驚くほどデリケートな花たち
季節の事象を告げる自然の変化は、たいてい、突然、やってくる。今年のアジサイの終わりは一斉に訪れた。しかも、早い。
去年のアジサイは花の種類によって異なり、どこか未練がましさを感じたような終わり方だった。それなのに今年はアジサイたちが、そろって花を開き、あれよあれよといううちに一斉に枯れはじめた。去年は白いアジサイが、遅めに咲き、赤や青のアジサイが枯れたころに最盛期を迎えていた。
今年は、白いアジサイもふくめて種類は関係なくすでに枯れはじめた。これもまた地球温暖化のせいだろうかと、つい、思ってしまうが、そうとばかりはいえないだろう。
生き物たちはとてもデリケートである。ほんのちょっとした変化でも、たちまちそれに対応、あるいは適応していこうとする狂うとなると、激しく狂ってしまうことがある。
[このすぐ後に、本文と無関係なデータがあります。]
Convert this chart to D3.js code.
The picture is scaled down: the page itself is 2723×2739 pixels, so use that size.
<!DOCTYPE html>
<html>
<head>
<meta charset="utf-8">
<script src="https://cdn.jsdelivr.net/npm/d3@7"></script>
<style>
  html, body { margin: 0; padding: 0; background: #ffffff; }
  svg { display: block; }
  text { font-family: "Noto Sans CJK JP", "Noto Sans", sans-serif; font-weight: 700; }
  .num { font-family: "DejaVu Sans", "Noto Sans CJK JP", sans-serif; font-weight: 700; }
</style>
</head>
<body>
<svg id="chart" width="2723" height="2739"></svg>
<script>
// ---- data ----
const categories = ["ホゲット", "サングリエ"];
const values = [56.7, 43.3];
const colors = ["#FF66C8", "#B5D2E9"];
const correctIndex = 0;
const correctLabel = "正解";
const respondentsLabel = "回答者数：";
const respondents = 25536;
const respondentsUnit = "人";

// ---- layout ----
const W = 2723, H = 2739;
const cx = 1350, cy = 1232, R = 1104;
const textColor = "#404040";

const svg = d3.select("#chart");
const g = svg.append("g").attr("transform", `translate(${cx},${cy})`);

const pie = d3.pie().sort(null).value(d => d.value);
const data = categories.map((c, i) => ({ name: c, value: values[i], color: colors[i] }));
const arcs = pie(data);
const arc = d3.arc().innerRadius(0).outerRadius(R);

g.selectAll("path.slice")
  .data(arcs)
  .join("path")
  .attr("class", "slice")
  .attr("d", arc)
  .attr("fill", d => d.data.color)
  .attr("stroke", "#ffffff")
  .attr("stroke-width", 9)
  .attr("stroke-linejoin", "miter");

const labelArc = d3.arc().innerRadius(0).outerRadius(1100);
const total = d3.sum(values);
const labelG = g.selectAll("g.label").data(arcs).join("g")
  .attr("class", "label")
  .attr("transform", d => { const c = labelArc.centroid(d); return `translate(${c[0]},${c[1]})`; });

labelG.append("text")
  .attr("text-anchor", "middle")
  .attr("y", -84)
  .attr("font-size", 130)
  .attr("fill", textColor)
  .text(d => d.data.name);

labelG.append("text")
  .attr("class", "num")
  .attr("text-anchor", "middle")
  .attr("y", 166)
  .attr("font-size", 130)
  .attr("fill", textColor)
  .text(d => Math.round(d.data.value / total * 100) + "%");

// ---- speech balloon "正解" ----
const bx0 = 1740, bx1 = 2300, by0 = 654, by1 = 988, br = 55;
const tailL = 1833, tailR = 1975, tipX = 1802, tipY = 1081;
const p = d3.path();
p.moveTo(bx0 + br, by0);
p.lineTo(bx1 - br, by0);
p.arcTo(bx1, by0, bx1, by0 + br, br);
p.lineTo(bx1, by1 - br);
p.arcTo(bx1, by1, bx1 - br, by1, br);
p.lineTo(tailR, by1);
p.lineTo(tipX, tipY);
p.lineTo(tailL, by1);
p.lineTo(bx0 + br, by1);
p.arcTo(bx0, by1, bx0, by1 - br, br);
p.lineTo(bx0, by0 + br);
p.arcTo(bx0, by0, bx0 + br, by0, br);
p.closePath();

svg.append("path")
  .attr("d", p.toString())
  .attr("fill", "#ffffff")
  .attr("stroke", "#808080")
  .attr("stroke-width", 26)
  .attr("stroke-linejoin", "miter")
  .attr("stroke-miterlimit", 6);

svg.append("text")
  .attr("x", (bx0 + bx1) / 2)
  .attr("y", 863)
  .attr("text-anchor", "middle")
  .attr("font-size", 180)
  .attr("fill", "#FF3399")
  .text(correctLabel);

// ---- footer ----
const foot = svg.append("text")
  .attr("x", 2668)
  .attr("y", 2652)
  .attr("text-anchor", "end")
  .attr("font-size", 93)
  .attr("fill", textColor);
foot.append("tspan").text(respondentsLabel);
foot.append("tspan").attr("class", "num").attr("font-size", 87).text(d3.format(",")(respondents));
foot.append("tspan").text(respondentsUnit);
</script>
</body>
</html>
昨年、ぼくが住むマンションの敷地の中で、ヒガンバナが一斉に咲いた。たしか、8月のお盆のころだった。まるで気にとめずにFacebookに写真を載せたら、花が咲くのが早すぎると指摘された。
そこではじめて気がついた。ヒガンバナというくらいなので、9月のなかば過ぎのお彼岸のころに咲くべきだと——。なんと、ひと月も早い開花ではないか。もっとも、そのころに咲くヒガンバナもあるそうだが、ここに咲いているのは普通のヒガンバナだった。
憶測にすぎないが、どうやら、近所のお宅の庭にあったヒガンバナの球根が移植さてきたらしい。そのため、花が持つ時間や季節の感覚に狂いが生じ、ひと月も早く咲いてしまったのだろう。少数は、ちゃんと翌月のお彼岸のころに咲いていた。
掘り起こされて眠りから覚め、咲く時期をまちがえたのだろうか。なんともおかしかった。移植したと思われるお宅でもびっくりしたのがわかるようなケアをなさっていた。ヒガンバナだけに好き嫌いはあるだろうが、今年9月の彼岸のころが楽しみだ。